An R Introduction to Statistics

Factorial Design

In a factorial design, there are more than one factors under consideration in the experiment. The test subjects are assigned to treatment levels of every factor combinations at random.


A fast food franchise is test marketing 3 new menu items in both East and West Coasts of continental United States. To find out if they the same popularity, 12 franchisee restaurants from each Coast are randomly chosen for participation in the study. In accordance with the factorial design, within the 12 restaurants from East Coast, 4 are randomly chosen to test market the first new menu item, another 4 for the second menu item, and the remaining 4 for the last menu item. The 12 restaurants from the West Coast are arranged likewise.

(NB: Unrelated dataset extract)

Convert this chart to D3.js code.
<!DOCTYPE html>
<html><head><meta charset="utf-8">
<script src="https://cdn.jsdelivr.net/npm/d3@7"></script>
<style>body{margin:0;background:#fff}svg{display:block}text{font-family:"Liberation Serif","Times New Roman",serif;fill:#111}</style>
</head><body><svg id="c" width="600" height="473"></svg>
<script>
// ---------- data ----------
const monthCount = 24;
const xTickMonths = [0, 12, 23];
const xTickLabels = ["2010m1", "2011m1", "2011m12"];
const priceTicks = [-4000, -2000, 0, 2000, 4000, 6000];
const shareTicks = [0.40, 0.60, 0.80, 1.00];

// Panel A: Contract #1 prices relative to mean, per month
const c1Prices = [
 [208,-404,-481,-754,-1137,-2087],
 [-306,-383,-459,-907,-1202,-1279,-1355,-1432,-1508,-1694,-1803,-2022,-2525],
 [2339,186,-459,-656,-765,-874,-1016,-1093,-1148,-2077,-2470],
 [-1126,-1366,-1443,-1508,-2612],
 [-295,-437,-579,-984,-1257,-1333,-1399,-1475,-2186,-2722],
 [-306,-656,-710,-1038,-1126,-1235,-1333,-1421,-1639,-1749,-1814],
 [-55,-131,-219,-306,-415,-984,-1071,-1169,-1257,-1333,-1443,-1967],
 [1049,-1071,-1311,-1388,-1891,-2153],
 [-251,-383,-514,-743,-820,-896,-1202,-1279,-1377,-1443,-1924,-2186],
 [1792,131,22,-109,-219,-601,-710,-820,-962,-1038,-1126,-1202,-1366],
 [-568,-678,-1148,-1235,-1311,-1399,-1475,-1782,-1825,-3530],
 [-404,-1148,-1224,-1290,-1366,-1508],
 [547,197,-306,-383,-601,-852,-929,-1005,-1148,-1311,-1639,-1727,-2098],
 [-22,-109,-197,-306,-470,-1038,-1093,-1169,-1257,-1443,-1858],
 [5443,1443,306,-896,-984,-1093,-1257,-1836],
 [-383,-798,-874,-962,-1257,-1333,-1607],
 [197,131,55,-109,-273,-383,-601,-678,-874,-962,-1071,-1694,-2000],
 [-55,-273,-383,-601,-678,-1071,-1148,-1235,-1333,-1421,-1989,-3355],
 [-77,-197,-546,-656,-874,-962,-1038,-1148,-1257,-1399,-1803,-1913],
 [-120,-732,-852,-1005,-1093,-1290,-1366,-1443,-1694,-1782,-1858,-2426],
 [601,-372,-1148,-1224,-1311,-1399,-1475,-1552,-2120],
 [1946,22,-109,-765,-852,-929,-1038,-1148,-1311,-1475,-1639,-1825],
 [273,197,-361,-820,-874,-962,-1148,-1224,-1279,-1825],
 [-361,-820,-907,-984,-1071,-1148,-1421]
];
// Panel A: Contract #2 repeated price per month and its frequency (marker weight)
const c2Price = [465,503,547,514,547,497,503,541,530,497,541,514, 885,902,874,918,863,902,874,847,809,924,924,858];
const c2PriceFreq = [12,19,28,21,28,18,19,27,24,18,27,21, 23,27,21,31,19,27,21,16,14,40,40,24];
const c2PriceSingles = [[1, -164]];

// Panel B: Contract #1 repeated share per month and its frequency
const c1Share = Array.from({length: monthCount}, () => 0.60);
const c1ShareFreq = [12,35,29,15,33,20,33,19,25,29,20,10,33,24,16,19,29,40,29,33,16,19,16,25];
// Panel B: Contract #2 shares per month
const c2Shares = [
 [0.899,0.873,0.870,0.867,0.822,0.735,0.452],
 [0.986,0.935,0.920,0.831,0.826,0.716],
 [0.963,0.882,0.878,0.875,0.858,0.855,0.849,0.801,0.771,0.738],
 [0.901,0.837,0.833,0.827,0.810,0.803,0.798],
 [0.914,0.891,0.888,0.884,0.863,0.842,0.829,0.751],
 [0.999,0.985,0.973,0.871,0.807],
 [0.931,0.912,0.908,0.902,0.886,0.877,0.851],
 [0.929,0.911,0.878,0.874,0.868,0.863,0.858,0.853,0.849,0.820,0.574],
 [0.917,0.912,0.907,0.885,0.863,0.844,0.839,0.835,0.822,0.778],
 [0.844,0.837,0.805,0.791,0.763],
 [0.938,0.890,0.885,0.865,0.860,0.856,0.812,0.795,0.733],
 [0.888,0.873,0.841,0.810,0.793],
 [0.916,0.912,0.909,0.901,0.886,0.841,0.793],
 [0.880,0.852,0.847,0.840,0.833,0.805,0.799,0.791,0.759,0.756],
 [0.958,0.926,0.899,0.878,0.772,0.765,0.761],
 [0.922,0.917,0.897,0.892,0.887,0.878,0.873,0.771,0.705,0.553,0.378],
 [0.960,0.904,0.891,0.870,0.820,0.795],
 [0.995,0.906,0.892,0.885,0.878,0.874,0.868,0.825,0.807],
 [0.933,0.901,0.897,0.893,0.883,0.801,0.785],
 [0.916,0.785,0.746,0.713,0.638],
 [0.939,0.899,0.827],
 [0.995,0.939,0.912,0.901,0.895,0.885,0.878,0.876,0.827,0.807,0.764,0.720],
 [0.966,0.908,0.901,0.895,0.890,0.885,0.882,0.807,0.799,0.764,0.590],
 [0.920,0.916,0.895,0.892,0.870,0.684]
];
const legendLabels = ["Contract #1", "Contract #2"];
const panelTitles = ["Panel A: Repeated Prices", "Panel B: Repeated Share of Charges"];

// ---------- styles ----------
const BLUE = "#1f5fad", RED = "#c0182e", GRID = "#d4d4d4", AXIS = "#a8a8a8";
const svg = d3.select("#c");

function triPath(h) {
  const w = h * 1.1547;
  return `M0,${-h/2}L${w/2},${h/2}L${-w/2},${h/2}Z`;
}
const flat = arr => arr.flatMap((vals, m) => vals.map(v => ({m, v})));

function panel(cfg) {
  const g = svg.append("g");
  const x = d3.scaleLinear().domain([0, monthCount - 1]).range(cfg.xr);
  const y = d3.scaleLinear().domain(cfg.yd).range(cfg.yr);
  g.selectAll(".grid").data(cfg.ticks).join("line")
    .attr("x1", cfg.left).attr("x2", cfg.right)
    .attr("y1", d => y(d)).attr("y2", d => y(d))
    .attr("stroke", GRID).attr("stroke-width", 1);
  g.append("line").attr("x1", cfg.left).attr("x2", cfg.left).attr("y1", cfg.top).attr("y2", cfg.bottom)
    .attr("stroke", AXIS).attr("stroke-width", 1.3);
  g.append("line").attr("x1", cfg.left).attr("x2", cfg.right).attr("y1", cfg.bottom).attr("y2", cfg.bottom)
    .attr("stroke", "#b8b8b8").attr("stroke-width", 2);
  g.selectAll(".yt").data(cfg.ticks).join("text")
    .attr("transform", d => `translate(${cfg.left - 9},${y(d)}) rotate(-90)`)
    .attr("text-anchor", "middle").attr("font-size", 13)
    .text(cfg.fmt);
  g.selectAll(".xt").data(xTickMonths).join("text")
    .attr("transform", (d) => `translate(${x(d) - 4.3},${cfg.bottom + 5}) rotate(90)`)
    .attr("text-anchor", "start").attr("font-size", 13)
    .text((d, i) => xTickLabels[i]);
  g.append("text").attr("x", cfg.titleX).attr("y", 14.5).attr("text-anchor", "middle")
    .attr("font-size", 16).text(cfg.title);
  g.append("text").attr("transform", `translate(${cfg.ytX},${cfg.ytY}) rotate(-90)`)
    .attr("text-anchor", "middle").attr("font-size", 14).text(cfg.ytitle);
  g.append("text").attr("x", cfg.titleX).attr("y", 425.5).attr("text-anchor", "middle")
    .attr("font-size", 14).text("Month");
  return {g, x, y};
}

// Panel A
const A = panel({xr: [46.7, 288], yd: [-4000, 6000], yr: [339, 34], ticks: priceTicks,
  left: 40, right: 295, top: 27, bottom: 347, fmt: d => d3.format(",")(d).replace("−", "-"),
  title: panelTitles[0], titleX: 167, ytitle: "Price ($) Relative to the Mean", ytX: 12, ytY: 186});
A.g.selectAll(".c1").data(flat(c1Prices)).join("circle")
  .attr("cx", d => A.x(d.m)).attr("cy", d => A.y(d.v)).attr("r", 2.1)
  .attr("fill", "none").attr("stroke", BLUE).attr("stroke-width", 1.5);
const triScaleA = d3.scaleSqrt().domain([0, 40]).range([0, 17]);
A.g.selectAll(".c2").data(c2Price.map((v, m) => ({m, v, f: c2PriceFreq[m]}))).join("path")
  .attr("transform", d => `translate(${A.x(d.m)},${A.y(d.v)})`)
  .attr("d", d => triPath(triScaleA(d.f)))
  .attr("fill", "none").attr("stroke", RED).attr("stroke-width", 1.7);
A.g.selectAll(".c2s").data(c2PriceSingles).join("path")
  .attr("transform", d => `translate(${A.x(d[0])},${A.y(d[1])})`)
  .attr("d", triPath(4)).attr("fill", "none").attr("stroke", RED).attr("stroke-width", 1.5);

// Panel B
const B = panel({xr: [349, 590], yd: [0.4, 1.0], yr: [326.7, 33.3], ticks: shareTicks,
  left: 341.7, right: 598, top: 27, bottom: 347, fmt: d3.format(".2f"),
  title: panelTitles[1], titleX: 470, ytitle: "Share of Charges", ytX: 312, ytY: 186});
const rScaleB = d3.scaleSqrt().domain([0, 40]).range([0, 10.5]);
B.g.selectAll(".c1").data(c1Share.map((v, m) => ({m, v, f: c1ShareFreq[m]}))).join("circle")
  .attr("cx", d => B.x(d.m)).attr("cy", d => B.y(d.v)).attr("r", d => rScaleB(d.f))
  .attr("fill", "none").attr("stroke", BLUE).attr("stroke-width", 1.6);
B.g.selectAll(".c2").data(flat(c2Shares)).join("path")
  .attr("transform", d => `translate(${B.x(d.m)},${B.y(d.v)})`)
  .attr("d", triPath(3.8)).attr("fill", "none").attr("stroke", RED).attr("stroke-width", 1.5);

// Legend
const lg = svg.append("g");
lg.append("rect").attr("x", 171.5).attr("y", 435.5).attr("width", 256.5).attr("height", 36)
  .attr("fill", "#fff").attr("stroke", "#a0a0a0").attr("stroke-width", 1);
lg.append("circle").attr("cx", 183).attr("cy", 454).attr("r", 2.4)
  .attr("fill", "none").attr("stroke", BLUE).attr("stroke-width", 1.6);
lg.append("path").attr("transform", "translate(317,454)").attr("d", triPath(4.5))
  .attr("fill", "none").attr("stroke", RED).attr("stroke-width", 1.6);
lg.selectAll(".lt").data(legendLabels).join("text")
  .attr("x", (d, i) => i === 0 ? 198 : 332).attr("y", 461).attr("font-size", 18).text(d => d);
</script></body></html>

Suppose the following tables represent the sales figures of the 3 new menu items after a week of test marketing. Each row in the upper table represents the sales figures of 3 different East Coast restaurants. The lower half represents West Coast restaurants. At .05 level of significance, test whether the mean sales volume for the new menu items are all equal. Decide also whether the mean sales volume of the two coastal regions differs.

East Coast: 
   Item1 Item2 Item3 
E1    25    39    36 
E2    36    42    24 
E3    31    39    28 
E4    26    35    29 
West Coast: 
   Item1 Item2 Item3 
W1    51    43    42 
W2    47    39    36 
W3    47    53    32 
W4    52    46    33


The solution consists of the following steps:

  1. Save the sales figure into a file named "fastfood-3.csv" in CSV format as follows.
  2. Load the data into a data frame named df3 with the read.csv function.
    > df3 = read.csv("fastfood-3.csv")
  3. Concatenate the data rows in df3 into a single vector r .
    > r = c(t(as.matrix(df3))) # response data 
    > r 
     [1] 25 39 36 36 42 ...
  4. Assign new variables for the treatment levels and number of observations.
    > f1 = c("Item1", "Item2", "Item3") # 1st factor levels 
    > f2 = c("East", "West")            # 2nd factor levels 
    > k1 = length(f1)          # number of 1st factors 
    > k2 = length(f2)          # number of 2nd factors 
    > n = 4                    # observations per treatment
  5. Create a vector that corresponds to the 1th treatment level of the response data r in step 3 element-by-element with the gl function.
    > tm1 = gl(k1, 1, n*k1*k2, factor(f1)) 
    > tm1 
     [1] Item1 Item2 Item3 Item1 Item2 ...
  6. Similarly, create a vector that corresponds to the 2nd treatment level of the response data r in step 3.
    > tm2 = gl(k2, n*k1, n*k1*k2, factor(f2)) 
    > tm2 
     [1] East East East East East ...
  7. Apply the function aov to a formula that describes the response r by the two treatment factors tm1 and tm2 with interaction.
    > av = aov(r ~ tm1 * tm2)  # include interaction
  8. Print out the ANOVA table with summary function.
    > summary(av) 
                Df Sum Sq Mean Sq F value  Pr(>F) 
    tm1          2    385     193    9.55  0.0015 ** 
    tm2          1    715     715   35.48 1.2e-05 *** 
    tm1:tm2      2    234     117    5.81  0.0113 * 
    Residuals   18    363      20


Since the p-value of 0.0015 for the menu items is less than the .05 significance level, we reject the null hypothesis that the mean sales volume of the new menu items are all equal. Moreover, the p-value of 1.2e-05 for the east-west coasts comparison is also less than the .05 significance level. It shows there is a difference in overall sales volume between the coasts. Finally, the last p-value of 0.0113 (< 0.05) indicates that there is a possible interaction between the menu item and coast location factors, i.e., customers from different coastal regions have different tastes.


Create the response data in step 3 above along vertical columns instead of horizontal rows. Adjust the factor levels in steps 5 and 6 accordingly.